With regard to politics, Mr Renner called this question a "squirmy" one. "Every organisation giving aid is a political one, but World Vision doesn't get involved in political parties here or overseas, (hough some of the groups we are working with are very political," he said.

Asked whether in giving aid priority to places with a Christian bias his organisation was not making religious distinctions, Mr Renner replied that "it may seem that way" but that the organisation acts on requests, and often requests come from churches. "We don't chase them, they chase us," he said. "We get a lot of requests for aid from churches and we don't have the resources to look beyond that, although there are some, as in Bangladesh, one of our biggest projects, which have no Christian contact. "If a Christian community asks us for help but it is not as poor as some other community then we always help the poorer first, always," he said.

Lindy Cassidy then said that she found claims by Mr Renner that World Vision tries to tread a middle path politically, neither supporting nor opposing unjust regimes "hard to swallow", because "what that means is that you work to maintain the status quo, whether the status quo is any good or not."
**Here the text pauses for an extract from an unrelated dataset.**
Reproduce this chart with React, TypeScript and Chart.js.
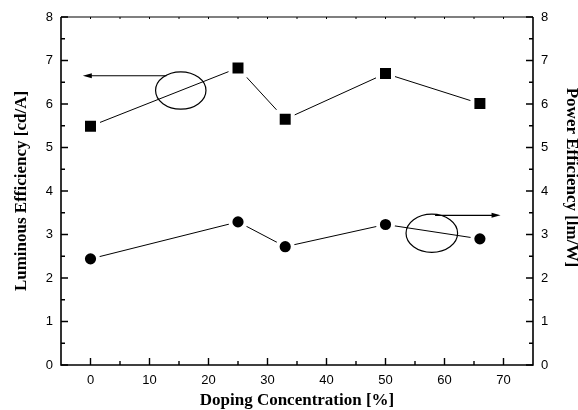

Not surprisingly, Mr Renner said he disagreed with this view. "We don't set out to criticise governments or regimes. I'm not saying that isn't a defensible stand to take. I don't hold any truck for martial law and neither does World Vision, but we are interested in people." Reiterating a statement made earlier that there is a pluralism in approaches to aid, he said that "to say there is only one right approach to aid is to be very naive."